**WORK REQUIRED**
All of the data that follows should be retyped exactly, please, except the pictures.

**DATA PROVIDED**

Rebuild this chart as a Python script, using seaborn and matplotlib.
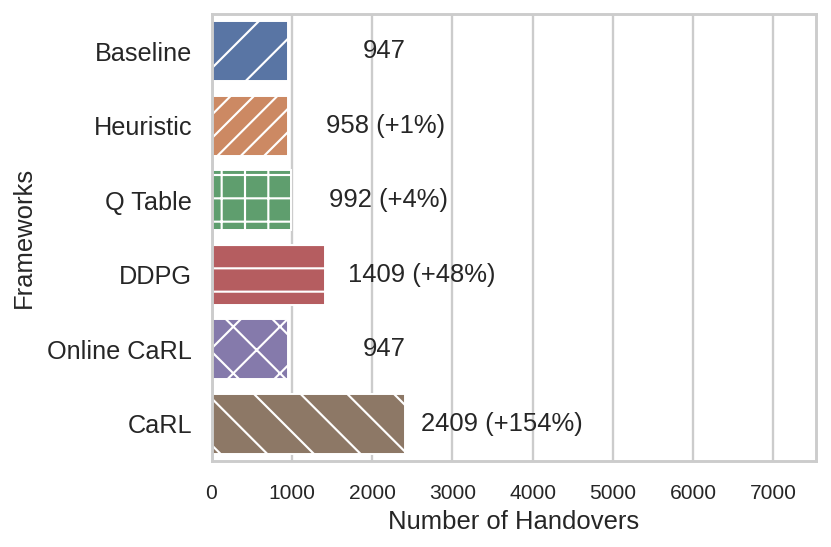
import matplotlib
matplotlib.use("Agg")
import matplotlib.pyplot as plt
import seaborn as sns
import pandas as pd

frameworks = ["Baseline", "Heuristic", "Q Table", "DDPG", "Online CaRL", "CaRL"]
handovers = [947, 958, 992, 1409, 947, 2409]
bar_labels = ["947", "958 (+1%)", "992 (+4%)", "1409 (+48%)", "947", "2409 (+154%)"]
hatches = ["//", "////", "++", "--", "xx", "\\\\"]

DPI = 280

sns.set_theme(style="whitegrid")
plt.rcParams["font.family"] = ["Liberation Sans", "DejaVu Sans"]
plt.rcParams["hatch.linewidth"] = 0.55
plt.rcParams["axes.linewidth"] = 0.75
plt.rcParams["grid.linewidth"] = 0.6

df = pd.DataFrame({"framework": frameworks, "handovers": handovers})

fig = plt.figure(figsize=(831 / DPI, 547 / DPI), dpi=DPI)
ax = fig.add_axes([211.5 / 831, 1 - 461 / 547, (816 - 211.5) / 831, (461 - 14) / 547])

sns.barplot(data=df, x="handovers", y="framework", hue="framework", palette="deep",
            legend=False, ax=ax, edgecolor="white", linewidth=0.5, width=0.8)

for bar, h in zip(ax.patches, hatches):
    bar.set_hatch(h)

for i, (v, lab) in enumerate(zip(handovers, bar_labels)):
    ax.text(v + 1210, i, lab, ha="center", va="center", fontsize=6.6, color=".15")

ax.set_xlim(0, 7530)
ax.set_xticks(range(0, 8000, 1000))
ax.tick_params(axis="x", labelsize=5.4, pad=5.8, length=0)
ax.tick_params(axis="y", labelsize=6.5, pad=5, length=0)
ax.set_xlabel("Number of Handovers", fontsize=6.6, labelpad=2)
ax.set_ylabel("Frameworks", fontsize=6.6, labelpad=3)

fig.savefig("out.png", dpi=DPI)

**OUTPUT OF THE EXERCISE**
Rebuild this chart as a Python script, using seaborn and matplotlib.
import matplotlib
matplotlib.use("Agg")
import matplotlib.pyplot as plt
import seaborn as sns
import pandas as pd

frameworks = ["Baseline", "Heuristic", "Q Table", "DDPG", "Online CaRL", "CaRL"]
handovers = [947, 958, 992, 1409, 947, 2409]
bar_labels = ["947", "958 (+1%)", "992 (+4%)", "1409 (+48%)", "947", "2409 (+154%)"]
hatches = ["//", "////", "++", "--", "xx", "\\\\"]

DPI = 280

sns.set_theme(style="whitegrid")
plt.rcParams["font.family"] = ["Liberation Sans", "DejaVu Sans"]
plt.rcParams["hatch.linewidth"] = 0.55
plt.rcParams["axes.linewidth"] = 0.75
plt.rcParams["grid.linewidth"] = 0.6

df = pd.DataFrame({"framework": frameworks, "handovers": handovers})

fig = plt.figure(figsize=(831 / DPI, 547 / DPI), dpi=DPI)
ax = fig.add_axes([211.5 / 831, 1 - 461 / 547, (816 - 211.5) / 831, (461 - 14) / 547])

sns.barplot(data=df, x="handovers", y="framework", hue="framework", palette="deep",
            legend=False, ax=ax, edgecolor="white", linewidth=0.5, width=0.8)

for bar, h in zip(ax.patches, hatches):
    bar.set_hatch(h)

for i, (v, lab) in enumerate(zip(handovers, bar_labels)):
    ax.text(v + 1210, i, lab, ha="center", va="center", fontsize=6.6, color=".15")

ax.set_xlim(0, 7530)
ax.set_xticks(range(0, 8000, 1000))
ax.tick_params(axis="x", labelsize=5.4, pad=5.8, length=0)
ax.tick_params(axis="y", labelsize=6.5, pad=5, length=0)
ax.set_xlabel("Number of Handovers", fontsize=6.6, labelpad=2)
ax.set_ylabel("Frameworks", fontsize=6.6, labelpad=3)

fig.savefig("out.png", dpi=DPI)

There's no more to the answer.